FBI Identifies North Korean Lazarus Group as Culprit Behind $41 Million Stake Casino Hack
North Korean hackers at the infamous Lazarus Group have by the FBI been identified as responsible for stealing $41 million worth of crypto from the online crypto casino Stake.
The attack, which took place around September 4, drained funds over the blockchain networks Ethereum, BNB Chain (formerly Binance Smart Chain/BSC), Polygon and Bitcoin, the FBI said in a statement published on Wednesday this week.
The statement listed 33 wallet addresses believed to be involved in the attack, and officially attributed it to North Korea’s Lazarus Group (also known as APT38).
Unusual transactions on Monday
A crypto casino backed by the popular rapper Drake, Stake first experienced unusual outbound transactions on Monday.
The transactions were spotted by blockchain security firm PeckShield, which shared a link to the on-chain activity on X:
Other blockchain security firms followed up, with Beosin estimating the total loss to be around $41.35 million, encompassing $15.7 million on Ethereum, $7.8 million on Polygon, and another $17.8 million from Binance Smart Chain.
The activity sparked widespread concerns across the digital asset community at the time, with many calling it the latest rugpull in the market amid plunging prices.
Despite the major loss, services on the casino were resumed later the same day, with Stake simply telling their followers on X that they “apologise for any inconvenience.”
Since posting the apology on Monday, Stake has not mentioned anything about the hacking incident in its social media channels.
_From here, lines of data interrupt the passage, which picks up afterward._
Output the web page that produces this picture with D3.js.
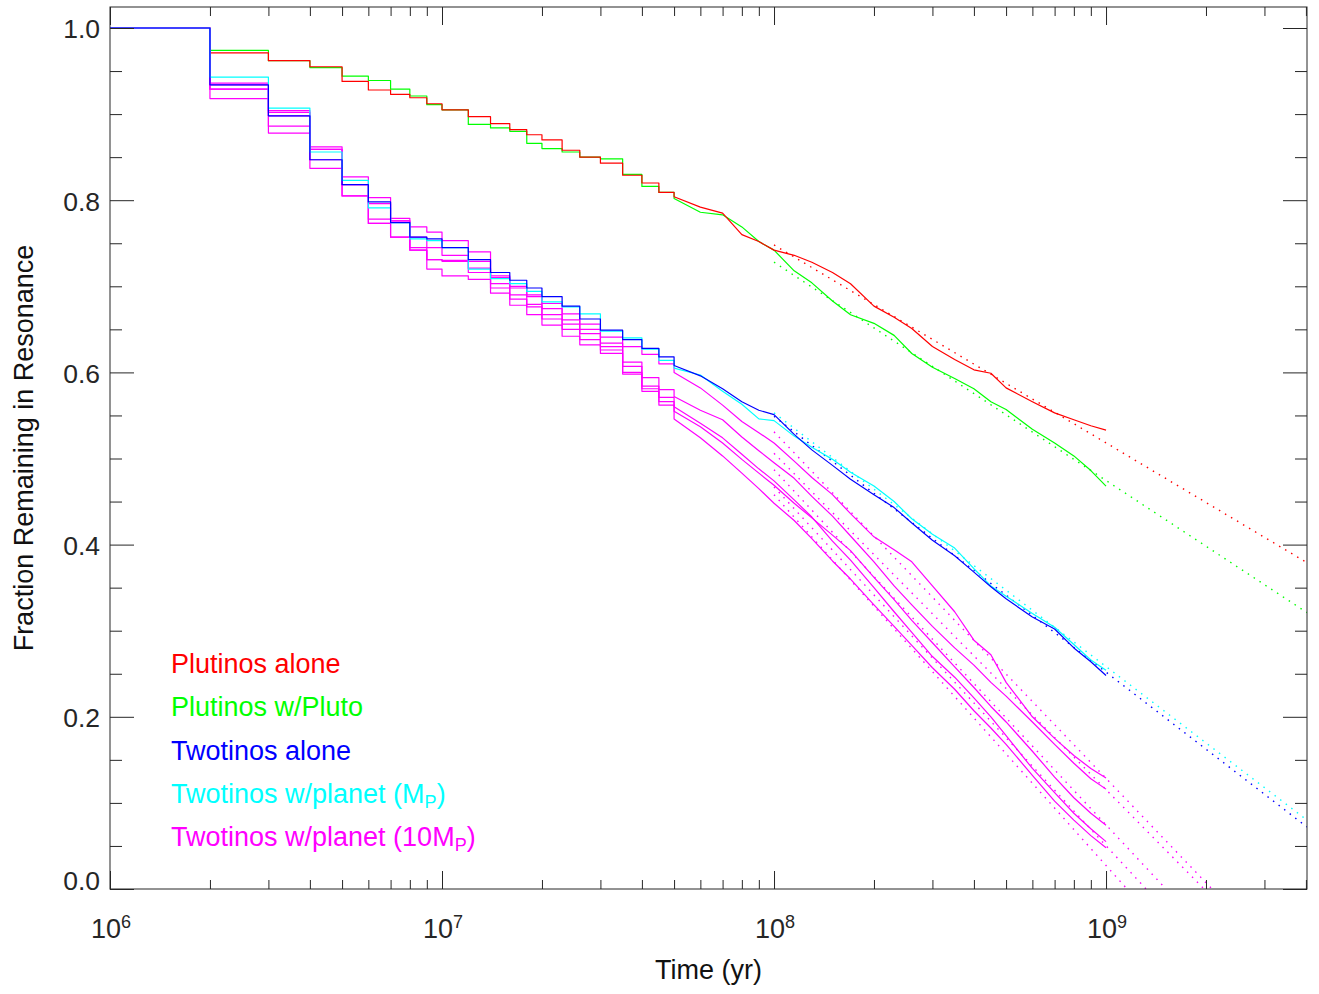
<!DOCTYPE html>
<html>
<head>
<meta charset="utf-8">
<script src="https://cdn.jsdelivr.net/npm/d3@7"></script>
<style>
  body { margin: 0; background: #fff; }
  svg { display: block; }
  text { font-family: "Liberation Sans", Arial, Helvetica, sans-serif; }
</style>
</head>
<body>
<div id="chart"></div>
<script>
// Sample times (yr), shared by every series
const times = [1e6, 2e6, 3e6, 4e6, 5e6, 6e6, 7e6, 8e6, 9e6, 1e7,
  1.2e7, 1.4e7, 1.6e7, 1.8e7, 2e7, 2.3e7, 2.6e7, 3e7, 3.5e7, 4e7,
  4.5e7, 5e7, 6e7, 7e7, 8e7, 9e7, 1e8, 1.15e8, 1.3e8, 1.5e8,
  1.7e8, 2e8, 2.3e8, 2.6e8, 3e8, 3.5e8, 4e8, 4.5e8, 5e8, 6e8,
  7e8, 8e8, 9e8, 1e9];

// Fraction remaining
const plutinosAlone = [1.000, 0.971, 0.962, 0.955, 0.938, 0.928, 0.923, 0.919, 0.912, 0.905,
  0.897, 0.889, 0.882, 0.876, 0.870, 0.858, 0.850, 0.843, 0.829, 0.820,
  0.809, 0.804, 0.792, 0.785, 0.760, 0.752, 0.742, 0.736, 0.728, 0.716,
  0.703, 0.677, 0.664, 0.651, 0.630, 0.615, 0.603, 0.599, 0.582, 0.566,
  0.553, 0.545, 0.538, 0.533];
const plutinosPluto = [1.000, 0.974, 0.962, 0.954, 0.944, 0.939, 0.929, 0.921, 0.911, 0.905,
  0.888, 0.884, 0.880, 0.866, 0.860, 0.856, 0.850, 0.848, 0.830, 0.816,
  0.809, 0.802, 0.786, 0.783, 0.769, 0.752, 0.742, 0.718, 0.704, 0.683,
  0.667, 0.657, 0.643, 0.622, 0.606, 0.593, 0.581, 0.566, 0.557, 0.534,
  0.518, 0.503, 0.486, 0.468];
const twotinosAlone = [1.000, 0.934, 0.898, 0.847, 0.818, 0.798, 0.774, 0.757, 0.755, 0.745,
  0.731, 0.716, 0.707, 0.698, 0.688, 0.677, 0.662, 0.649, 0.638, 0.628,
  0.618, 0.608, 0.596, 0.581, 0.566, 0.556, 0.551, 0.528, 0.510, 0.492,
  0.476, 0.458, 0.443, 0.425, 0.405, 0.387, 0.368, 0.351, 0.337, 0.316,
  0.302, 0.280, 0.264, 0.248];
const twotinosMp = [1.000, 0.943, 0.907, 0.856, 0.823, 0.791, 0.774, 0.755, 0.753, 0.745,
  0.720, 0.709, 0.703, 0.694, 0.682, 0.676, 0.668, 0.648, 0.640, 0.627,
  0.614, 0.605, 0.597, 0.578, 0.563, 0.546, 0.544, 0.526, 0.513, 0.499,
  0.484, 0.468, 0.450, 0.430, 0.412, 0.396, 0.372, 0.352, 0.340, 0.320,
  0.304, 0.284, 0.266, 0.254];
const twotinos10Mp1 = [1.000, 0.936, 0.904, 0.862, 0.827, 0.803, 0.779, 0.769, 0.763, 0.753,
  0.740, 0.712, 0.700, 0.690, 0.680, 0.668, 0.656, 0.641, 0.630, 0.621,
  0.610, 0.600, 0.582, 0.562, 0.543, 0.530, 0.518, 0.497, 0.478, 0.458,
  0.436, 0.409, 0.394, 0.380, 0.352, 0.322, 0.289, 0.272, 0.240, 0.200,
  0.175, 0.155, 0.140, 0.129];
const twotinos10Mp2 = [1.000, 0.934, 0.902, 0.859, 0.818, 0.796, 0.776, 0.757, 0.745, 0.736,
  0.729, 0.710, 0.698, 0.688, 0.674, 0.661, 0.650, 0.634, 0.612, 0.594,
  0.580, 0.572, 0.556, 0.545, 0.525, 0.509, 0.495, 0.477, 0.456, 0.433,
  0.410, 0.380, 0.352, 0.330, 0.305, 0.280, 0.260, 0.240, 0.224, 0.194,
  0.168, 0.146, 0.128, 0.116];
const twotinos10Mp3 = [1.000, 0.929, 0.898, 0.847, 0.818, 0.778, 0.776, 0.745, 0.731, 0.730,
  0.721, 0.703, 0.690, 0.679, 0.667, 0.656, 0.645, 0.626, 0.598, 0.581,
  0.566, 0.555, 0.537, 0.518, 0.499, 0.483, 0.469, 0.448, 0.431, 0.411,
  0.393, 0.362, 0.336, 0.312, 0.286, 0.258, 0.234, 0.212, 0.194, 0.160,
  0.130, 0.106, 0.088, 0.074];
const twotinos10Mp4 = [1.000, 0.929, 0.886, 0.859, 0.805, 0.773, 0.757, 0.742, 0.731, 0.729,
  0.716, 0.698, 0.685, 0.676, 0.662, 0.650, 0.638, 0.630, 0.607, 0.584,
  0.571, 0.560, 0.541, 0.524, 0.505, 0.488, 0.474, 0.452, 0.432, 0.404,
  0.382, 0.350, 0.322, 0.298, 0.270, 0.246, 0.222, 0.200, 0.178, 0.140,
  0.112, 0.088, 0.070, 0.055];
const twotinos10Mp5 = [1.000, 0.918, 0.878, 0.837, 0.805, 0.773, 0.757, 0.742, 0.720, 0.712,
  0.708, 0.692, 0.678, 0.667, 0.655, 0.642, 0.632, 0.622, 0.600, 0.578,
  0.562, 0.546, 0.524, 0.503, 0.483, 0.465, 0.448, 0.428, 0.407, 0.381,
  0.360, 0.330, 0.305, 0.283, 0.257, 0.232, 0.207, 0.187, 0.168, 0.132,
  0.102, 0.080, 0.062, 0.048];

// Dotted fits: [start time, start fraction, end time, end fraction]
const fitPlutinosAlone = [1e8, 0.748, 4.03e9, 0.379];
const fitPlutinosPluto = [1e8, 0.728, 4.03e9, 0.321];
const fitTwotinosAlone = [1e8, 0.549, 4.03e9, 0.072];
const fitTwotinosMp = [1e8, 0.553, 4.03e9, 0.080];
const fitTwotinos10Mp1 = [1e8, 0.531, 2.086e9, 0];
const fitTwotinos10Mp2 = [1e8, 0.506, 1.974e9, 0];
const fitTwotinos10Mp3 = [1e8, 0.487, 1.516e9, 0];
const fitTwotinos10Mp4 = [1e8, 0.467, 1.320e9, 0];
const fitTwotinos10Mp5 = [1e8, 0.458, 1.157e9, 0];

// Ticks
const xMajor = [1e6, 1e7, 1e8, 1e9];
const xMinor = [2, 3, 4, 5, 6, 7, 8, 9].flatMap(m => [1e6, 1e7, 1e8, 1e9].map(d => m * d)).filter(t => t <= 4.03e9);
const yMajor = [0, 0.2, 0.4, 0.6, 0.8, 1.0];
const yMinor = d3.range(0, 21).map(i => i * 0.05).filter(v => Math.round(v * 100) % 20 !== 0);

const width = 1319;
const height = 994;
const plot = { left: 110, right: 1307, top: 7, bottom: 889 };
const axisColor = "#262626";
const stepUntil = 5e7; // sampled steps are drawn as stairs up to here

const svg = d3.select("#chart")
  .append("svg")
  .attr("width", width)
  .attr("height", height)
  .style("background", "#fff");

const x = d3.scaleLog().domain([1e6, 4.03e9]).range([plot.left, plot.right]);
const y = d3.scaleLinear().domain([0, 882 / 861]).range([plot.bottom, plot.top]);

svg.append("clipPath").attr("id", "clip")
  .append("rect")
  .attr("x", plot.left).attr("y", plot.top)
  .attr("width", plot.right - plot.left).attr("height", plot.bottom - plot.top);

const plotG = svg.append("g").attr("clip-path", "url(#clip)");

// Series in drawing order (blue ends on top)
const series = [
  { values: plutinosPluto, fit: fitPlutinosPluto, color: "#00ff00" },
  { values: plutinosAlone, fit: fitPlutinosAlone, color: "#ff0000" },
  { values: twotinos10Mp1, fit: fitTwotinos10Mp1, color: "#ff00ff" },
  { values: twotinos10Mp2, fit: fitTwotinos10Mp2, color: "#ff00ff" },
  { values: twotinos10Mp3, fit: fitTwotinos10Mp3, color: "#ff00ff" },
  { values: twotinos10Mp4, fit: fitTwotinos10Mp4, color: "#ff00ff" },
  { values: twotinos10Mp5, fit: fitTwotinos10Mp5, color: "#ff00ff" },
  { values: twotinosMp, fit: fitTwotinosMp, color: "#00ffff" },
  { values: twotinosAlone, fit: fitTwotinosAlone, color: "#0000ff" }
];

const stepLine = d3.line()
  .x(d => x(d[0]))
  .y(d => y(d[1]))
  .curve(d3.curveStepAfter);

const plainLine = d3.line()
  .x(d => x(d[0]))
  .y(d => y(d[1]));

// fits first (dotted)
series.forEach(s => {
  plotG.append("path")
    .datum([[s.fit[0], s.fit[1]], [s.fit[2], s.fit[3]]])
    .attr("d", plainLine)
    .attr("fill", "none")
    .attr("stroke", s.color)
    .attr("stroke-width", 1.4)
    .attr("stroke-dasharray", "1.5 5.5");
});

series.forEach(s => {
  const pts = times.map((t, i) => [t, s.values[i]]);
  const early = pts.filter(p => p[0] <= stepUntil);
  const late = pts.filter(p => p[0] >= stepUntil);
  plotG.append("path")
    .attr("d", stepLine(early) + plainLine(late).replace(/^M/, "L"))
    .attr("fill", "none")
    .attr("stroke", s.color)
    .attr("stroke-width", 1.2)
    .attr("stroke-linejoin", "round");
});

// Axes (ticks inward on all four sides)
function styleAxis(g) {
  g.select(".domain").remove();
  g.selectAll(".tick line").attr("stroke", axisColor).attr("stroke-width", 1);
}

svg.append("g").attr("transform", `translate(0,${plot.bottom})`)
  .call(d3.axisBottom(x).tickValues(xMajor).tickSize(-18).tickFormat(""))
  .call(styleAxis);
svg.append("g").attr("transform", `translate(0,${plot.bottom})`)
  .call(d3.axisBottom(x).tickValues(xMinor).tickSize(-9).tickFormat(""))
  .call(styleAxis);
svg.append("g").attr("transform", `translate(0,${plot.top})`)
  .call(d3.axisTop(x).tickValues(xMajor).tickSize(-18).tickFormat(""))
  .call(styleAxis);
svg.append("g").attr("transform", `translate(0,${plot.top})`)
  .call(d3.axisTop(x).tickValues(xMinor).tickSize(-9).tickFormat(""))
  .call(styleAxis);

const leftAxis = svg.append("g").attr("transform", `translate(${plot.left},0)`)
  .call(d3.axisLeft(y).tickValues(yMajor).tickSize(-24).tickPadding(10).tickFormat(d3.format(".1f")))
  .call(styleAxis);
leftAxis.selectAll(".tick text")
  .attr("fill", axisColor)
  .attr("font-size", 26.5)
  .attr("font-family", '"Liberation Sans", Arial, Helvetica, sans-serif')
  .attr("dy", d => d === 0 ? "0em" : "0.37em");
svg.append("g").attr("transform", `translate(${plot.left},0)`)
  .call(d3.axisLeft(y).tickValues(yMinor).tickSize(-12).tickFormat(""))
  .call(styleAxis);
svg.append("g").attr("transform", `translate(${plot.right},0)`)
  .call(d3.axisRight(y).tickValues(yMajor).tickSize(-24).tickFormat(""))
  .call(styleAxis);
svg.append("g").attr("transform", `translate(${plot.right},0)`)
  .call(d3.axisRight(y).tickValues(yMinor).tickSize(-12).tickFormat(""))
  .call(styleAxis);

// Frame
svg.append("rect")
  .attr("x", plot.left).attr("y", plot.top)
  .attr("width", plot.right - plot.left).attr("height", plot.bottom - plot.top)
  .attr("fill", "none")
  .attr("stroke", axisColor)
  .attr("stroke-width", 1);

// x tick labels 10^n
xMajor.forEach(t => {
  const lbl = svg.append("text")
    .attr("x", x(t) + 1)
    .attr("y", 938)
    .attr("text-anchor", "middle")
    .attr("fill", axisColor)
    .attr("font-size", 27);
  lbl.append("tspan").text("10");
  lbl.append("tspan")
    .attr("dy", -10)
    .attr("font-size", 18)
    .text(Math.round(Math.log10(t)));
});

// Axis titles
svg.append("text")
  .attr("x", (plot.left + plot.right) / 2)
  .attr("y", 979)
  .attr("text-anchor", "middle")
  .attr("fill", "#111")
  .attr("font-size", 27)
  .text("Time (yr)");

svg.append("text")
  .attr("transform", `translate(33,${(plot.top + plot.bottom) / 2}) rotate(-90)`)
  .attr("text-anchor", "middle")
  .attr("fill", "#111")
  .attr("font-size", 27)
  .text("Fraction Remaining in Resonance");

// Legend
const legendItems = [
  { label: "Plutinos alone", sub: null, tail: "", color: "#ff0000" },
  { label: "Plutinos w/Pluto", sub: null, tail: "", color: "#00ff00" },
  { label: "Twotinos alone", sub: null, tail: "", color: "#0000ff" },
  { label: "Twotinos w/planet (M", sub: "P", tail: ")", color: "#00ffff" },
  { label: "Twotinos w/planet (10M", sub: "P", tail: ")", color: "#ff00ff" }
];

legendItems.forEach((d, i) => {
  const t = svg.append("text")
    .attr("x", 171)
    .attr("y", 673 + i * 43.3)
    .attr("fill", d.color)
    .attr("font-size", 27);
  t.append("tspan").text(d.label);
  if (d.sub) {
    t.append("tspan").attr("dy", 5).attr("font-size", 18).text(d.sub);
    t.append("tspan").attr("dy", -5).text(d.tail);
  }
});
</script>
</body>
</html>
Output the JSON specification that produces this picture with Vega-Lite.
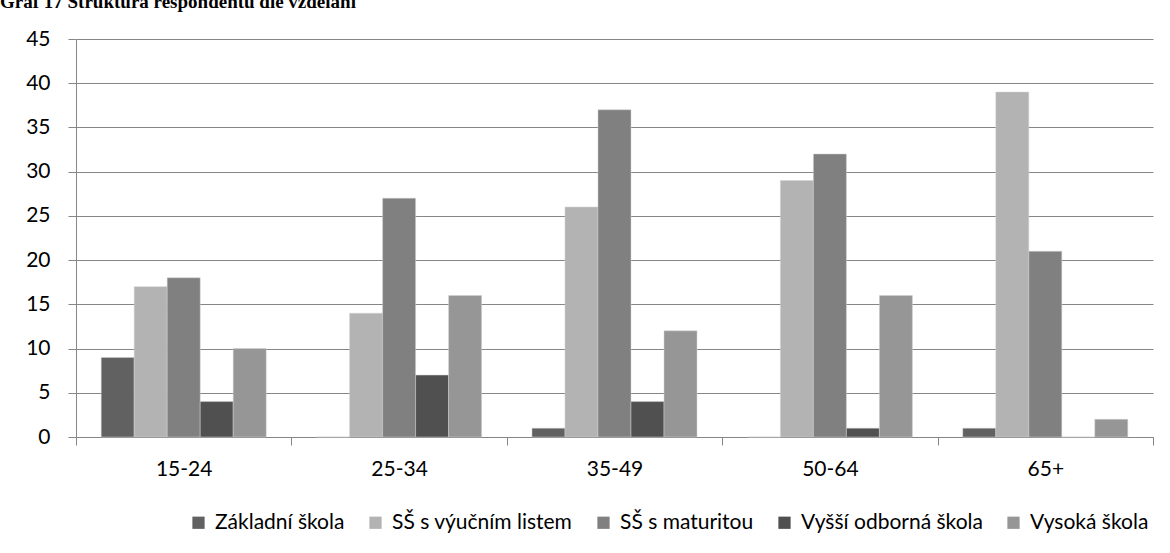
{
  "$schema": "https://vega.github.io/schema/vega-lite/v6.json",
  "autosize": {"type": "none"},
  "width": 1077,
  "height": 398,
  "padding": {"left": 76, "top": 39, "right": 17, "bottom": 116},
  "background": "white",
  "title": {
    "text": "Graf 17 Struktura respondentů dle vzdělání",
    "anchor": "start",
    "frame": "group",
    "font": "Liberation Serif",
    "fontSize": 19,
    "fontWeight": "bold",
    "color": "#000000",
    "baseline": "alphabetic",
    "dx": -76,
    "offset": 0,
    "dy": -1
  },
  "data": {
    "values": [
      {"vek": "15-24", "vzdelani": "Základní škola", "pocet": 9},
      {"vek": "15-24", "vzdelani": "SŠ s výučním listem", "pocet": 17},
      {"vek": "15-24", "vzdelani": "SŠ s maturitou", "pocet": 18},
      {"vek": "15-24", "vzdelani": "Vyšší odborná škola", "pocet": 4},
      {"vek": "15-24", "vzdelani": "Vysoká škola", "pocet": 10},
      {"vek": "25-34", "vzdelani": "Základní škola", "pocet": 0},
      {"vek": "25-34", "vzdelani": "SŠ s výučním listem", "pocet": 14},
      {"vek": "25-34", "vzdelani": "SŠ s maturitou", "pocet": 27},
      {"vek": "25-34", "vzdelani": "Vyšší odborná škola", "pocet": 7},
      {"vek": "25-34", "vzdelani": "Vysoká škola", "pocet": 16},
      {"vek": "35-49", "vzdelani": "Základní škola", "pocet": 1},
      {"vek": "35-49", "vzdelani": "SŠ s výučním listem", "pocet": 26},
      {"vek": "35-49", "vzdelani": "SŠ s maturitou", "pocet": 37},
      {"vek": "35-49", "vzdelani": "Vyšší odborná škola", "pocet": 4},
      {"vek": "35-49", "vzdelani": "Vysoká škola", "pocet": 12},
      {"vek": "50-64", "vzdelani": "Základní škola", "pocet": 0},
      {"vek": "50-64", "vzdelani": "SŠ s výučním listem", "pocet": 29},
      {"vek": "50-64", "vzdelani": "SŠ s maturitou", "pocet": 32},
      {"vek": "50-64", "vzdelani": "Vyšší odborná škola", "pocet": 1},
      {"vek": "50-64", "vzdelani": "Vysoká škola", "pocet": 16},
      {"vek": "65+", "vzdelani": "Základní škola", "pocet": 1},
      {"vek": "65+", "vzdelani": "SŠ s výučním listem", "pocet": 39},
      {"vek": "65+", "vzdelani": "SŠ s maturitou", "pocet": 21},
      {"vek": "65+", "vzdelani": "Vyšší odborná škola", "pocet": 0},
      {"vek": "65+", "vzdelani": "Vysoká škola", "pocet": 2}
    ]
  },
  "mark": {"type": "bar", "stroke": "#d0d0d0", "strokeWidth": 0.5},
  "encoding": {
    "x": {
      "field": "vek",
      "type": "nominal",
      "sort": null,
      "title": null,
      "scale": {"paddingInner": 0, "paddingOuter": 0},
      "axis": {
        "tickBand": "extent",
        "labelAngle": 0,
        "tickSize": 8,
        "labelPadding": 13,
        "domainColor": "#868686",
        "tickColor": "#868686",
        "labelFont": "Lato",
        "labelFontSize": 21,
        "labelColor": "#000000",
        "grid": false
      }
    },
    "xOffset": {
      "field": "vzdelani",
      "type": "nominal",
      "sort": null,
      "scale": {"paddingInner": 0, "paddingOuter": 0.7635}
    },
    "y": {
      "field": "pocet",
      "type": "quantitative",
      "title": null,
      "scale": {"domain": [0, 45], "nice": false},
      "axis": {
        "values": [0, 5, 10, 15, 20, 25, 30, 35, 40, 45],
        "tickSize": 8,
        "labelPadding": 18,
        "domainColor": "#868686",
        "tickColor": "#868686",
        "gridColor": "#868686",
        "grid": true,
        "labelFont": "Lato",
        "labelFontSize": 21,
        "labelColor": "#000000"
      }
    },
    "color": {
      "field": "vzdelani",
      "type": "nominal",
      "sort": null,
      "title": null,
      "scale": {
        "domain": ["Základní škola", "SŠ s výučním listem", "SŠ s maturitou", "Vyšší odborná škola", "Vysoká škola"],
        "range": ["#616161", "#b3b3b3", "#808080", "#505050", "#969696"]
      },
      "legend": {
        "orient": "none",
        "legendX": 112,
        "legendY": 473,
        "direction": "horizontal",
        "columns": 5,
        "symbolType": "square",
        "symbolSize": 150,
        "symbolStrokeWidth": 0,
        "labelFont": "Lato",
        "labelFontSize": 21,
        "labelColor": "#000000",
        "labelLimit": 400,
        "columnPadding": 20,
        "labelOffset": 6
      }
    }
  },
  "config": {
    "view": {"stroke": null},
    "axis": {"domainWidth": 1, "gridWidth": 1}
  }
}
Among most infamous crypto hackers
Lazarus Group is known as one of the biggest criminal entities active in crypto, and is believed to be behind major hacks, with at least part of the stolen money allegedly being used to pay for North Korea’s nuclear weapons’ and ballistic missile program.
Among the best-known is Axie Infinity’s Ronin bridge hack, which the US Treasury Department and FBI has said Lazarus Group was behind.